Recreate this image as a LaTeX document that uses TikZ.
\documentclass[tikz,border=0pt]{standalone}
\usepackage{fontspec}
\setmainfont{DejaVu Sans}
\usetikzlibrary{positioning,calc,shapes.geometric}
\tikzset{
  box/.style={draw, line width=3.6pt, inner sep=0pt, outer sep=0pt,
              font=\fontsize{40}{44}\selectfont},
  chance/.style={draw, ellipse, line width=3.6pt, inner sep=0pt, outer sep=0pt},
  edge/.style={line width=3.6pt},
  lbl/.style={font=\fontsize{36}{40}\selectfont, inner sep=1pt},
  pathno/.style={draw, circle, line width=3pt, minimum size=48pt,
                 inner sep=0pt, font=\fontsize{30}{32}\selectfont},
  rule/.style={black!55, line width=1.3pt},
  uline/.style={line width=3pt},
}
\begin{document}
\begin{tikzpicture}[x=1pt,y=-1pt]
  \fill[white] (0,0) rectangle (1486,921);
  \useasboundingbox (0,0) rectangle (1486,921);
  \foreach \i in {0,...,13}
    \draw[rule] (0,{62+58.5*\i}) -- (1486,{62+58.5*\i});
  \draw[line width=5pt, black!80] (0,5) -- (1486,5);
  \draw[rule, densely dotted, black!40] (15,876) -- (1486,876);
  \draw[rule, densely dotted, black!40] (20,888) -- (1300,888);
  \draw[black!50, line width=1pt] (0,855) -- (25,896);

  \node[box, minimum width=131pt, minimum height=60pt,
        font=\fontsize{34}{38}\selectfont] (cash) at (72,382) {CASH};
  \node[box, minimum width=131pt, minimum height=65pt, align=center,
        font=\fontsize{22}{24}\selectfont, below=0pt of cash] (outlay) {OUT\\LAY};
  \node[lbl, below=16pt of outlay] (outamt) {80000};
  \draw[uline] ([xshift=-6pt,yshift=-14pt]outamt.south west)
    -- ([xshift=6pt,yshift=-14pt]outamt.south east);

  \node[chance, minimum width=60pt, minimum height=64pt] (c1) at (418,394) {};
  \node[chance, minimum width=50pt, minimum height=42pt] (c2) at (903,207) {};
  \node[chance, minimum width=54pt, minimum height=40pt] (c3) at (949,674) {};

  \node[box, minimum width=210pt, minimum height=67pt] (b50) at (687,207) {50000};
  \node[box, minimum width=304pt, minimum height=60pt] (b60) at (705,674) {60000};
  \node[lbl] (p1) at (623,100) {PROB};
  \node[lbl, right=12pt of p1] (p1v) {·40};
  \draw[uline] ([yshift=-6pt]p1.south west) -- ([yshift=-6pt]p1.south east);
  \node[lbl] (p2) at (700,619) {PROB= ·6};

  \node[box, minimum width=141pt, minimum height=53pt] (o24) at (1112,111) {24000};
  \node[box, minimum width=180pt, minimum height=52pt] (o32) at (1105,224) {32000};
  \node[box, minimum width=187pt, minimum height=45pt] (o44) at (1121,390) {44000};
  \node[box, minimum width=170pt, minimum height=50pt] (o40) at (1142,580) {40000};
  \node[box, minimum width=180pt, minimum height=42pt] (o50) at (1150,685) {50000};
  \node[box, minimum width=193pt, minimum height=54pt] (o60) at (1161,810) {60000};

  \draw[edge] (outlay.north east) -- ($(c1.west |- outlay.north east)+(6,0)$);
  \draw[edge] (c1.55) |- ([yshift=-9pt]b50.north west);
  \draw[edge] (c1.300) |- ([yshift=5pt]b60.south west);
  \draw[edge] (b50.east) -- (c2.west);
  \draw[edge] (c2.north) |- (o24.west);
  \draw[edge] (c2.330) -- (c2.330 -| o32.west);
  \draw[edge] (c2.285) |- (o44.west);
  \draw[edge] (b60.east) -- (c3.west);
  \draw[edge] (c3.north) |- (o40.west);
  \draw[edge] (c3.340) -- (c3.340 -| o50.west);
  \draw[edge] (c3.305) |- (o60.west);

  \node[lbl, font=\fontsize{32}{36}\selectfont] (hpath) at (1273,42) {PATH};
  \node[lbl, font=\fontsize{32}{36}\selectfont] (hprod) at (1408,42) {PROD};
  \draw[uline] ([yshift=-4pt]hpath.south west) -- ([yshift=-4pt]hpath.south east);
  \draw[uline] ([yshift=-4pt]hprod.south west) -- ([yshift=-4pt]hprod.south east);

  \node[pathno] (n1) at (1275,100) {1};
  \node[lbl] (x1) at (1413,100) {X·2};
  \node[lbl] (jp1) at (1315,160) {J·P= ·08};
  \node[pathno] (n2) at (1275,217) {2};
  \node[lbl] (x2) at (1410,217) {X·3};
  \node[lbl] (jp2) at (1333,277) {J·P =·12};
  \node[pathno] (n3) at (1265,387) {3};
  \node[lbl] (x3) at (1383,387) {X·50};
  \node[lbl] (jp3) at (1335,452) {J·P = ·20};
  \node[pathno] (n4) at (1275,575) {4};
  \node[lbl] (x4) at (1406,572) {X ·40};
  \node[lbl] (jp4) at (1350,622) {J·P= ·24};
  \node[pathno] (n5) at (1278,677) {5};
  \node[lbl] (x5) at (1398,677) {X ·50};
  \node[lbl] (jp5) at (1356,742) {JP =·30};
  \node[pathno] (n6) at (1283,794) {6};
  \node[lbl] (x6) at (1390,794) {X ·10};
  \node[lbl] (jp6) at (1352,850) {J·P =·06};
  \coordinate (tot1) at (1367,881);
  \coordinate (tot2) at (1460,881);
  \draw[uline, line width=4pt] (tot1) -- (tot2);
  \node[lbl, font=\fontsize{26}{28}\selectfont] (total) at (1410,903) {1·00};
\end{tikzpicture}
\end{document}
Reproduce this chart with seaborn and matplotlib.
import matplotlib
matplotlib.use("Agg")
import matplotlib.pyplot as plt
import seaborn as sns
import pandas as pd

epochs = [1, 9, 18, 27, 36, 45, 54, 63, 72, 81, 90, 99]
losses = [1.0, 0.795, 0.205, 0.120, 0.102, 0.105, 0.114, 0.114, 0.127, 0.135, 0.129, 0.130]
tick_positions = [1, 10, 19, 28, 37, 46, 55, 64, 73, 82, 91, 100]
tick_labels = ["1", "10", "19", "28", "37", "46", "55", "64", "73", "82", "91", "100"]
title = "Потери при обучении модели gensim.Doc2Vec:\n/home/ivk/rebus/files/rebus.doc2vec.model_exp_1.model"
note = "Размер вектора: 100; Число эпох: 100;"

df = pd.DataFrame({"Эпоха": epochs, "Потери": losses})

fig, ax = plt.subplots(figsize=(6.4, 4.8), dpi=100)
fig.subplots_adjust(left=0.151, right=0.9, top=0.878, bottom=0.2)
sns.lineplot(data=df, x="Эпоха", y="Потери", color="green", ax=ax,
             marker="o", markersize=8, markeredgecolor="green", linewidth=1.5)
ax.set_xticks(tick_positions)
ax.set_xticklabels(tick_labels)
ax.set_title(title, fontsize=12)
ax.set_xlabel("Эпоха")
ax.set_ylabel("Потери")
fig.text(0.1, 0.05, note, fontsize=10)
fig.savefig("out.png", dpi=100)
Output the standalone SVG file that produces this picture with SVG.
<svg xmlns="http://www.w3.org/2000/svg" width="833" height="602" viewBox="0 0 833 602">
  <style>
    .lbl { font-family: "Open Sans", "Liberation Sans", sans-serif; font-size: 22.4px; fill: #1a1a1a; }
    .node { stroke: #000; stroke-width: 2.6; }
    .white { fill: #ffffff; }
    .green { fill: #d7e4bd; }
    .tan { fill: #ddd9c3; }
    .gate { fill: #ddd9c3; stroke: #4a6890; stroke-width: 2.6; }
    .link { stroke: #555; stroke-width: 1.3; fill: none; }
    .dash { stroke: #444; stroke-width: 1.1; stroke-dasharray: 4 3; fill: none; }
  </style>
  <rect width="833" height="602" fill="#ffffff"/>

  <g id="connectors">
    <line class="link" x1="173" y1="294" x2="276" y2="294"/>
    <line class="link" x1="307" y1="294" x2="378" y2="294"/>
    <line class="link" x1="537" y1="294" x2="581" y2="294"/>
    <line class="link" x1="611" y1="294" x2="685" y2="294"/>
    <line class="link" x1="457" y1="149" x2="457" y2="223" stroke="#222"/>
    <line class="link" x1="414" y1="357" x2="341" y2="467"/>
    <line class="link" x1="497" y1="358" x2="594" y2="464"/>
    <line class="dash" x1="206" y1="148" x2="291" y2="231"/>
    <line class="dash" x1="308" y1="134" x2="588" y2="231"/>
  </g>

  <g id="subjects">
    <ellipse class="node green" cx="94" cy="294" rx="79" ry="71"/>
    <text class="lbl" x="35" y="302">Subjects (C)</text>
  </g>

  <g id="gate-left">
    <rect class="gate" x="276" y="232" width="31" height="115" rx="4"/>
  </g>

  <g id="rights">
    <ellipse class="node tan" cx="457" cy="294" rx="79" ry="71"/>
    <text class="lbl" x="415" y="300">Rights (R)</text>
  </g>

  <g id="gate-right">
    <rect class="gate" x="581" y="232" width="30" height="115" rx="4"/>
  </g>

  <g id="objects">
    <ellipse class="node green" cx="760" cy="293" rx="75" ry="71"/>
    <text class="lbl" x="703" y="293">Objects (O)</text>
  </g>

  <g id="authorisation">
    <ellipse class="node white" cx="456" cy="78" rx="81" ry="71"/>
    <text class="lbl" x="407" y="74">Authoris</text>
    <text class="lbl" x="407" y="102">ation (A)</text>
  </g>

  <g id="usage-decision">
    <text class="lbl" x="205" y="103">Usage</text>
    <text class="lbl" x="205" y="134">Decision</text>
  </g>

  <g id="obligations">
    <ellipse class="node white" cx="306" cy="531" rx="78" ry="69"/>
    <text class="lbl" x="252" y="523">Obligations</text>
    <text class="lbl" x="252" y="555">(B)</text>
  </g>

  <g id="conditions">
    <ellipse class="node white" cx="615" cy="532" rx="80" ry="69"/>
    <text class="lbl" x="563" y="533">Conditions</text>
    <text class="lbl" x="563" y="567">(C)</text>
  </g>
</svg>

========================================

§ **Challenge**: In the entries above, identify every line with the word "standalone". Copy those lines.

§ **The answer**:
\documentclass[tikz,border=0pt]{standalone}
Output the standalone SVG file that produces this picture with SVG.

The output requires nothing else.